Policy File Field Reference
The policy file is a small set of newline-separated key: value lines:
| Field | Required | Purpose / values |
|---|---|---|
| version | yes | Must be STSv1 |
| mode | yes | testing | enforce | none |
| mx | yes | One line per allowed MX host pattern. Wildcards allowed for the leftmost label, e.g. *.yourdomain.com or *.mail.protection.outlook.com |
| max_age | yes | Policy cache lifetime in seconds (max 31557600 ~1yr). Common values: 86400 (1 day) while testing, 604800 (1 week) or more in production |
| Mode | Behavior |
|---|---|
| testing | Check and report failures via TLS-RPT, but still deliver |
| enforce | Refuse delivery on any TLS/MX/cert failure |
| none | Tear down an existing policy (set before removing records) |
Policy Modes & Safe Rollout
Start in testing mode. In testing, senders perform every MTA-STS check and report failures via TLS-RPT, but mail is still delivered — so you learn whether your MX coverage and certificates are correct without risking a single message.
After a week or two of clean TLS-RPT reports, switch mode to enforce and bump the id. From then on, senders that have your policy cached will refuse to downgrade. Begin with a shorter max_age (e.g. 86400) during testing so corrections propagate quickly, then raise it for production.
Do not start in enforce mode. A wrong MX pattern, an expired certificate, or a missing STARTTLS on one MX will block inbound mail with no warning. Testing mode surfaces those problems safely first.
Step 3: Add TLS-RPT Reporting
TLS Reporting (TLS-RPT, RFC 8460) is what makes MTA-STS observable. Publish a separate TXT record and senders will email you daily JSON summaries of successful and failed TLS sessions to your domain — including the reason for each MTA-STS or DANE failure:
# DNS name: _smtp._tls.yourdomain.com
v=TLSRPTv1; rua=mailto:tls-reports@yourdomain.comDeploy TLS-RPT before switching MTA-STS to enforce. The reports are how you confirm there are no failing senders prior to enforcement.
Verify and Next Step
Confirm the DNS record and the HTTPS policy file agree, the MX patterns cover your real MX, and the id is current with our free MTA-STS Checker, and build a correct record and policy file with the MTA-STS Policy Generator.
Common pitfalls to check: the policy file not reachable over HTTPS (wrong host, bad certificate, redirect instead of a direct 200), the id not changing after a policy edit (senders never re-fetch), and mx: patterns that miss one of your MX hosts. MTA-STS protects transport encryption; combine it with SPF, DKIM, and DMARC for end-to-end email security.
Common Pitfalls to Avoid
- Invalid SSL certificate
The mta-sts subdomain must have a valid TLS certificate. Self-signed will not work.

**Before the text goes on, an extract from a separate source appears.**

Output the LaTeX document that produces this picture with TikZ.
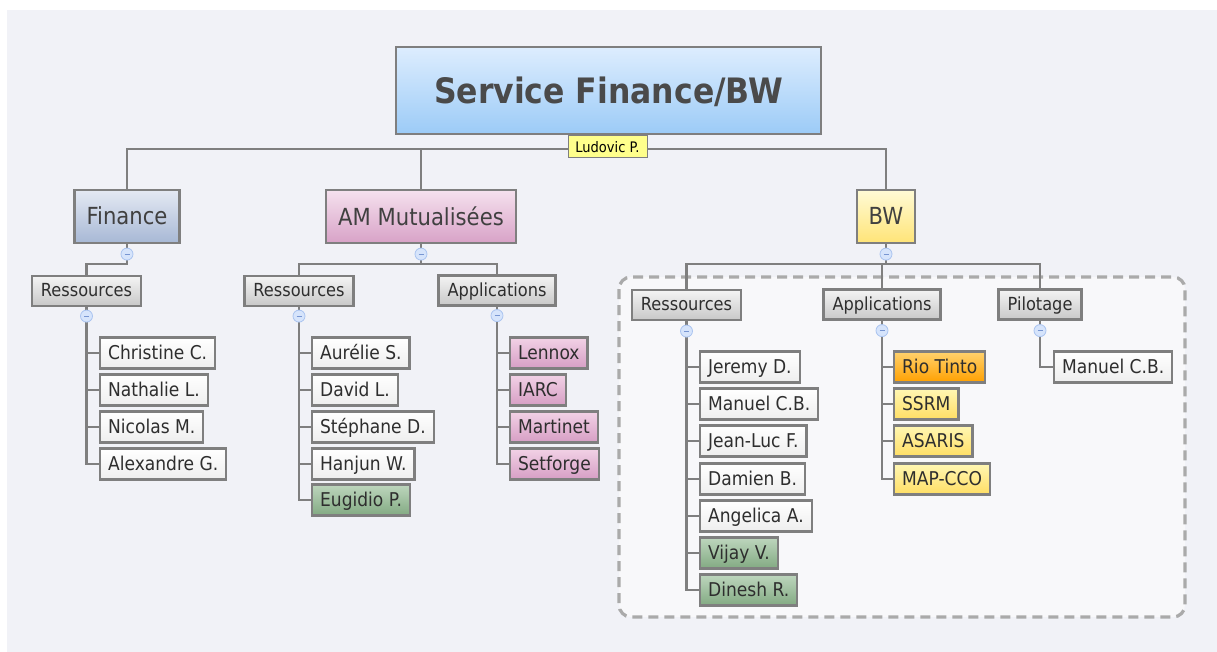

- Wrong policy file location
The file must be at exactly /.well-known/mta-sts.txt with proper Content-Type.
- Mismatched MX records
Policy mx: entries must match your actual MX records exactly.
- Starting with enforce mode
Use testing mode first to receive failure reports without blocking email.
Related tools & guides
Frequently asked questions
What is MTA-STS and what does it protect against?
MTA-STS (Mail Transfer Agent Strict Transport Security, RFC 8461) lets your domain require that sending mail servers use authenticated TLS when delivering to you. It protects against man-in-the-middle attacks that strip STARTTLS or present invalid certificates to downgrade SMTP to plaintext. Once a sender caches your policy, it refuses to deliver over an untrusted or unencrypted connection.
What do I need to set up MTA-STS?
Two things that must agree: a DNS TXT record at _mta-sts.yourdomain.com (v=STSv1; id=...) and a policy file served over HTTPS at https://mta-sts.yourdomain.com/.well-known/mta-sts.txt with a valid, publicly trusted certificate. The policy file lists mode, your MX host patterns, and max_age.
Should I start MTA-STS in enforce or testing mode?
Always start in testing mode. In testing, senders run every MTA-STS check and report failures via TLS-RPT but still deliver your mail, so you can confirm your MX coverage and certificates are correct without risking lost messages. After a week or two of clean reports, switch to enforce.
Why does the MTA-STS id need to change?
Sending servers only re-fetch your HTTPS policy file when the id value in the _mta-sts TXT record changes. If you edit the policy file but leave the id the same, senders keep using the cached old policy. Update the id (for example a timestamp like YYYYMMDDNNNNNN) every time you change the policy.
What is TLS-RPT and do I need it for MTA-STS?
TLS-RPT (RFC 8460) is a separate TXT record at _smtp._tls.yourdomain.com that makes senders email you daily JSON reports of successful and failed TLS sessions, including the reason for MTA-STS failures. It is not strictly required, but you should deploy it before switching MTA-STS to enforce so you can confirm no legitimate senders are failing TLS.